AIM
For each line in the data below that holds "this", return a copy.

▼

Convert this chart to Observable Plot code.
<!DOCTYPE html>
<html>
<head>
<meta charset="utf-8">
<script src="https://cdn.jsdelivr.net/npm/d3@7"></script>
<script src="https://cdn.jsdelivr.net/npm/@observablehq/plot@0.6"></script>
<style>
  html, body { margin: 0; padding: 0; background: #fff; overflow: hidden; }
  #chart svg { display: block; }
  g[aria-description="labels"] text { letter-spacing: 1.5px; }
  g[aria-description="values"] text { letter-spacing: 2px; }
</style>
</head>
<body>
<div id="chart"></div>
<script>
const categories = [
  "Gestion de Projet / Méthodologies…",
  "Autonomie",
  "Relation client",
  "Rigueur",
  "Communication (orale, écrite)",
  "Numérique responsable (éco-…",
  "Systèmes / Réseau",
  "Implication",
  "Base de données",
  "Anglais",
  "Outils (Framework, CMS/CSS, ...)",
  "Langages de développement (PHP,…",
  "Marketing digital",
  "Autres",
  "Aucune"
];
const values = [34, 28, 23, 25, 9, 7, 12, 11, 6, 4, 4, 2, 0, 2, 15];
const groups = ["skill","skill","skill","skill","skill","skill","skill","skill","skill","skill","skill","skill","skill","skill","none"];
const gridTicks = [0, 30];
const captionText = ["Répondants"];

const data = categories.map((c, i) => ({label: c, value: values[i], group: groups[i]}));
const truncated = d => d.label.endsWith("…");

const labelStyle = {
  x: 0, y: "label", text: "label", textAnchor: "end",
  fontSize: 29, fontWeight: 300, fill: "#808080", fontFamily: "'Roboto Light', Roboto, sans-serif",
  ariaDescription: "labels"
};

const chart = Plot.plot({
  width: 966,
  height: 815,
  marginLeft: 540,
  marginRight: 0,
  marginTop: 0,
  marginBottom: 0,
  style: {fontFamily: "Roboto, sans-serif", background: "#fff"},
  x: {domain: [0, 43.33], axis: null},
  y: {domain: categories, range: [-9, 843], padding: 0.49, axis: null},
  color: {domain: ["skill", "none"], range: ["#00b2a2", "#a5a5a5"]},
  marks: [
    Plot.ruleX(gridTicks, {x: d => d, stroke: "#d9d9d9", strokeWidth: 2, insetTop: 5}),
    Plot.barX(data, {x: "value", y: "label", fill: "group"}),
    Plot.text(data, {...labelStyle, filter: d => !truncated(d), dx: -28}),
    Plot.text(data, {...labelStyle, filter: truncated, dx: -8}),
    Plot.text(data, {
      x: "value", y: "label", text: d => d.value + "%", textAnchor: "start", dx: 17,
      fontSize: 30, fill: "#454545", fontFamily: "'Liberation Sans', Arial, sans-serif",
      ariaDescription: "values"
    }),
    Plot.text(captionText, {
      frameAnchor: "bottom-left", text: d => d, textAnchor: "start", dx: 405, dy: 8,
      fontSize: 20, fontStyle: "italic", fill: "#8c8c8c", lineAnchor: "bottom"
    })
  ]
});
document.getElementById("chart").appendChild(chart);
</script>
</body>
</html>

▲
▼

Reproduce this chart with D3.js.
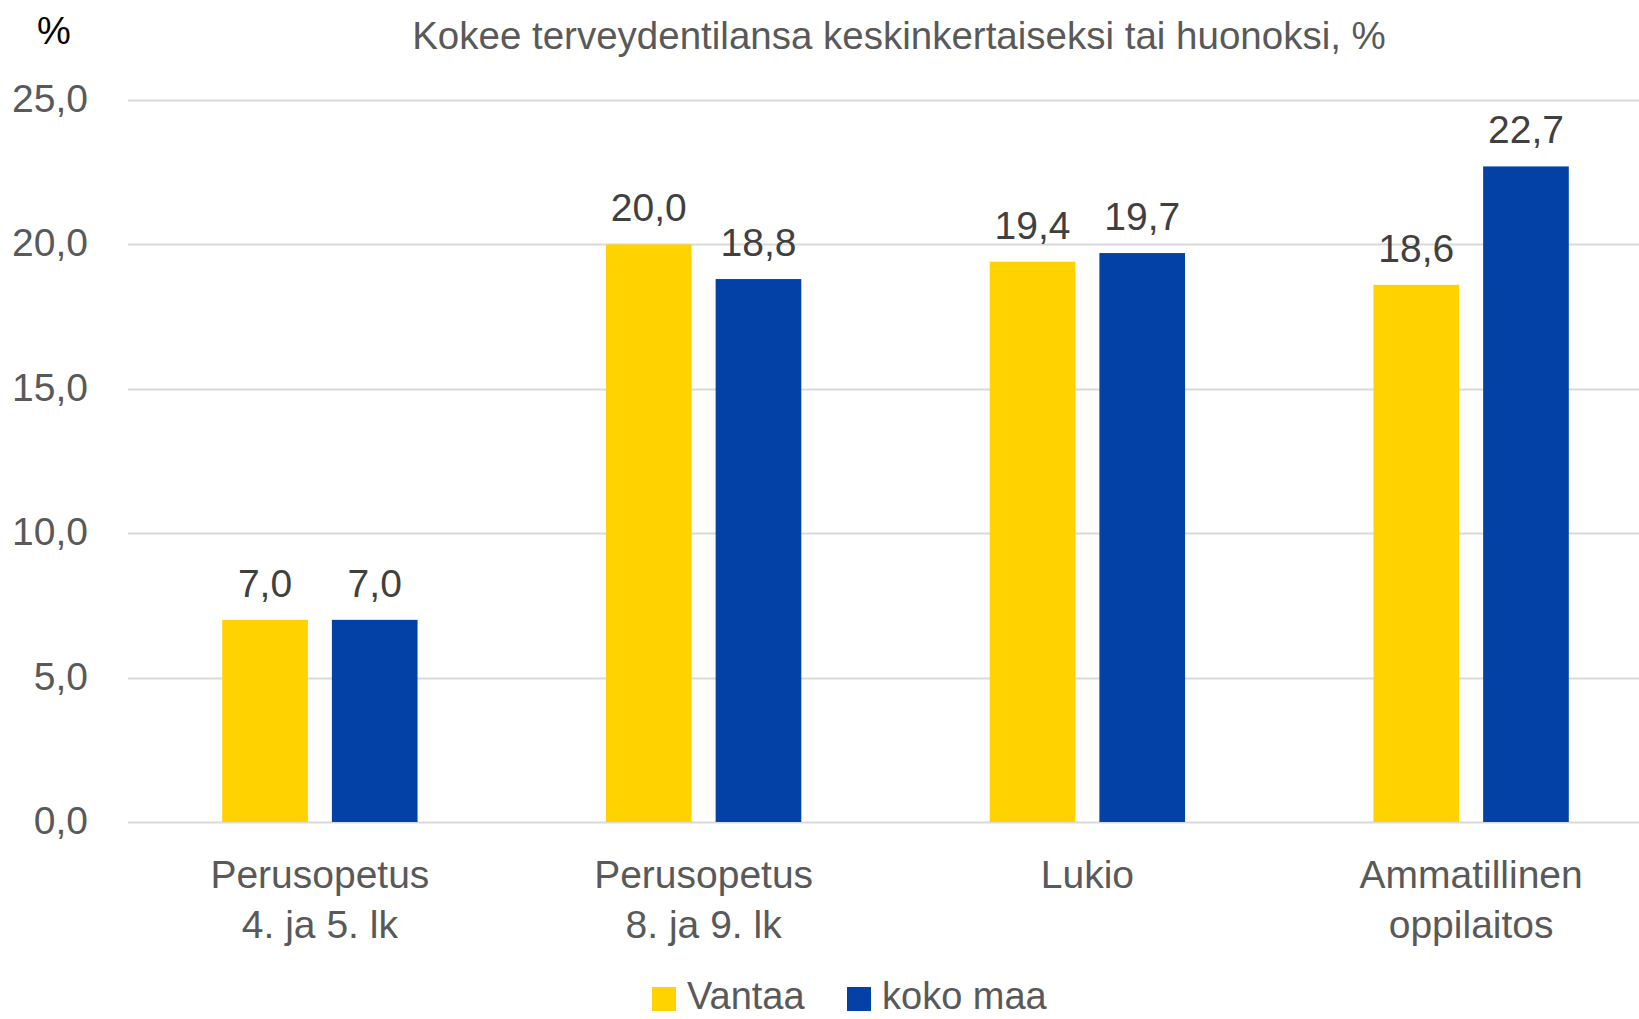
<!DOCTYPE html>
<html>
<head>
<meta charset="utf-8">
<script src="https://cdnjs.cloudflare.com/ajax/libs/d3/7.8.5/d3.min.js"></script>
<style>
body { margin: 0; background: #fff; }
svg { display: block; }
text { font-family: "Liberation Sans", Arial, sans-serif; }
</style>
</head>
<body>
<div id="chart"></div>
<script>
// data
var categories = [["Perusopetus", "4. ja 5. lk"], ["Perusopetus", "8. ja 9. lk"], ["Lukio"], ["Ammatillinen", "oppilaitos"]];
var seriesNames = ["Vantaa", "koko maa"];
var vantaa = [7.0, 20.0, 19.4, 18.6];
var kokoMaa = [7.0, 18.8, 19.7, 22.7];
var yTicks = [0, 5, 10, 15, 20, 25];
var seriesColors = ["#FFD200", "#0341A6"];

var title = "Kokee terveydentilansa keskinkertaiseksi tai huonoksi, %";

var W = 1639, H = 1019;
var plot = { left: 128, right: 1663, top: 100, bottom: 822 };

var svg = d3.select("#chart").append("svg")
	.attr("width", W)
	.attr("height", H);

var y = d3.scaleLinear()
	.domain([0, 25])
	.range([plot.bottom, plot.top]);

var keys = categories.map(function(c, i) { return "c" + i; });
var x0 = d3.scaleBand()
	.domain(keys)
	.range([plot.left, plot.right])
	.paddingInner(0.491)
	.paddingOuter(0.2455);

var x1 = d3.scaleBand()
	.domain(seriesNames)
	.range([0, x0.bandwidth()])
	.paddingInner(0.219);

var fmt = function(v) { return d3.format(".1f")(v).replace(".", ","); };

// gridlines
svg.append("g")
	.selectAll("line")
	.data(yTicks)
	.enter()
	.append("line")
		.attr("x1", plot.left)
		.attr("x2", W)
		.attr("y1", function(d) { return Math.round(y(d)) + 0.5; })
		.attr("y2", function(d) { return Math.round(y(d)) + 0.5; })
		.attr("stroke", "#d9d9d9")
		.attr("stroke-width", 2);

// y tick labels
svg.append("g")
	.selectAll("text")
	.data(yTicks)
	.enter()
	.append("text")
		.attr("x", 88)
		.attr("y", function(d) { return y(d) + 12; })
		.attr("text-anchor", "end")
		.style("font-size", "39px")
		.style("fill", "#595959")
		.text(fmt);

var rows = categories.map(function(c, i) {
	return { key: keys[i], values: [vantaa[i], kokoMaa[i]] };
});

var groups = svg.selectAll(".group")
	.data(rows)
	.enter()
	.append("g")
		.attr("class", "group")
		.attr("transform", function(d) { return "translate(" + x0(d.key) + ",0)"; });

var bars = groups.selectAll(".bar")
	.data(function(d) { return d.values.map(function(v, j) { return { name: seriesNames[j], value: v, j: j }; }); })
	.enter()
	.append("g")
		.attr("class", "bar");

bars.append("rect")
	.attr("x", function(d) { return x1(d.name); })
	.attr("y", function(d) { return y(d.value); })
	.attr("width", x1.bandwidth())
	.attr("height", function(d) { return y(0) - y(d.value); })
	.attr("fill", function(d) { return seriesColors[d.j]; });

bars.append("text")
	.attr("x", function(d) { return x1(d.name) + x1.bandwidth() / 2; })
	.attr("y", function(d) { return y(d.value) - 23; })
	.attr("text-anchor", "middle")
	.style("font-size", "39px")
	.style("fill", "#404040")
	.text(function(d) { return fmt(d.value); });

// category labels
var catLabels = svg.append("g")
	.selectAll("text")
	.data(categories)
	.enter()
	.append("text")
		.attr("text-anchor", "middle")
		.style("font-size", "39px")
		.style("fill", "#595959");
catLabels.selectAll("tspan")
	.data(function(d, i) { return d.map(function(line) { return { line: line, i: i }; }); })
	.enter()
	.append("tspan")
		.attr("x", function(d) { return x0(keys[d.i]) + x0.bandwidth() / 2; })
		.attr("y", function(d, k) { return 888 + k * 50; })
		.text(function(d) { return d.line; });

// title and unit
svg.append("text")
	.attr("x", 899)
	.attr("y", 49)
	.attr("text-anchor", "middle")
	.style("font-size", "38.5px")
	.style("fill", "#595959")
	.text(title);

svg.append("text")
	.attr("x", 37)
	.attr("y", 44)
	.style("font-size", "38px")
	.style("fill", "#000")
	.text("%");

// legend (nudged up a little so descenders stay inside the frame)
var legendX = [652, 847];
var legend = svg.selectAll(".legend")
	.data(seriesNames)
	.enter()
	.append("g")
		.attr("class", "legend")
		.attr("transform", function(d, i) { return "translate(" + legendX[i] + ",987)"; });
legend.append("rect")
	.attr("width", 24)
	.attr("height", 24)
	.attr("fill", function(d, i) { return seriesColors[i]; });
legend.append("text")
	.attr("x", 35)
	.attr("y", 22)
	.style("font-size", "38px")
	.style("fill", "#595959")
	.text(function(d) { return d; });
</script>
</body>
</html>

▲

FINAL ANSWER
Convert this chart to Observable Plot code.
Reproduce this chart with D3.js.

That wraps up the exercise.